02.08.2012  |  HP News Services

Independent refiners appear in the driver's seat in the US as integrated oil companies increasingly shed refining assets.



Independent refiners are destined to be in the driver's seat of the US refining industry as integrated oil companies increasingly shed refining assets, according to analysts at Deloitte.

In a report released Wednesday, the consultancy said by the end of 2013, over 70% of domestic refining capacity may be controlled by independent refiners, a radical shift from 1990, when most of the refining capacity in the US was in the hands of integrated oil companies.

That likely means a reduction in the cyclical profit margin swings normally seen by refiners, as independent companies are less likely to be able to weather downturns and therefore strive for more efficient and stable operations, Deloitte consultant Roger Ihne said.

"Refiners operate on a very small margin," Ihne said.

If it shrinks, "the amount of impact is greater" for an independent refiner than for an integrated oil company buoyed by profitable oil-and-gas production, he added.

For consumers, however, the smoothing of these profitability cycles is likely to have a relatively small impact, Ihne said, as profit margins account for a minuscule portion of the price at the pump.

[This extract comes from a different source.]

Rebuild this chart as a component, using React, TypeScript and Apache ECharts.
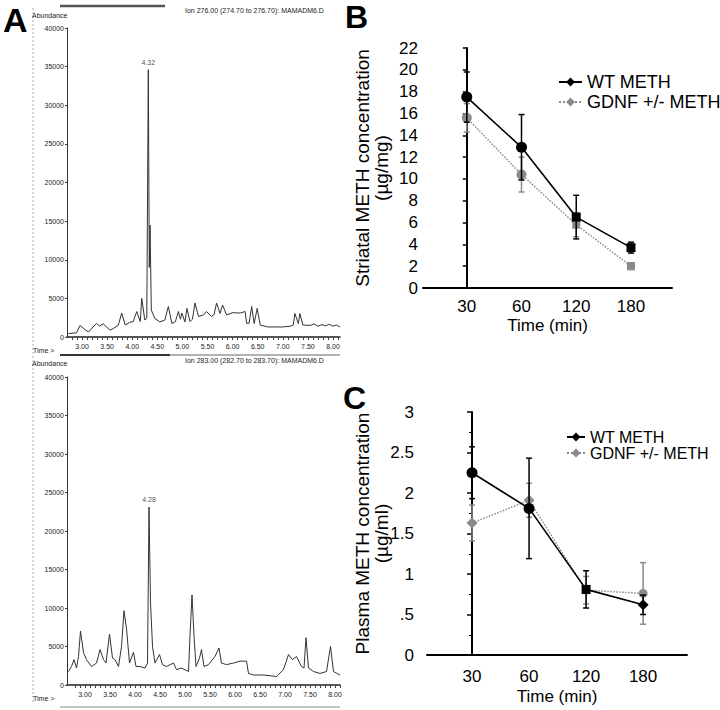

Independent refiners, however, likely are going to be more focused on the retail aspect, which has been neglected by the oil majors.

"They're going to provide additional value to the consumer," Ihne said.

The restructuring of the US refining industry comes as there are expectations for a long-term decline in domestic demand for fuel, driven mainly by gains in efficiency.

That is triggering refinery sales and shutdowns, both among majors and independents.

Last year, integrated oil company Marathon Oil split into an oil-and-gas exploration company, and an independent refiner, Marathon Petroleum.

Energy company ConocoPhillips is in the process of completing a similar move.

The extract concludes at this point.